Grijalva Reintroduces "Right to Rent" Bill to Let Families Stay in Foreclosed Homes as Renters, Saying "We Can't Afford to Do Nothing"

Tucson, Ariz.– Rep. Raúl M. Grijalva last week introduced the Right to Rent Act of 2011 (H.R. 1548), an updated version of a bill he introduced in 2009 to allow families facing foreclosure to remain in their homes as renters by paying fair market value each month. Approximately one in 175 homes in Arizona received a foreclosure filing in January, second highest in the nation behind Nevada.
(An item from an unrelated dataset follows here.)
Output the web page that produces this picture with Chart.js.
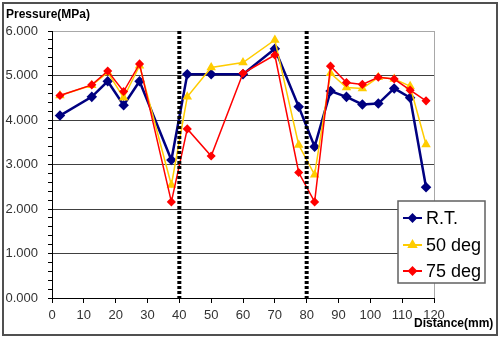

The Right to Rent Act provides a strong incentive for banks or other lenders to modify mortgages to avoid becoming landlords. The bill allows a single-family homeowner who has resided in the home for at least 2 years – and purchased before 2007 at or below the median home price for thatmetropolitan area– to rent the home for up to five years.

If a lender chooses to pursue foreclosure, the family has 25 business days to choose to rent and stay in the home as tenants, preventing the social problems, crime and lowered property values that often follow vacancies. This allows children to continue attending school and provides families adequate time to prepare a transition to a more permanent situation.

The proposal requires no additional tax dollars or federal agencies and provides immediate relief for millions of homeowners in foreclosure. The bill, designed to prevent empty neighborhoods and homelessness, has been referred to the House Committee on Financial Services, chaired by Rep. Spencer Bachus (R-Ala.).

“Housing shouldn’t be a politically charged issue – this is a basic question of fixing a problem we can’t ignore,” Grijalva said. “Democrat, Republican or independent, we’re all here in Congress to represent our constituents and make sure the federal government is acting in their best interests. Right now, we can’t afford to pretend those interests are served by us doing nothing.”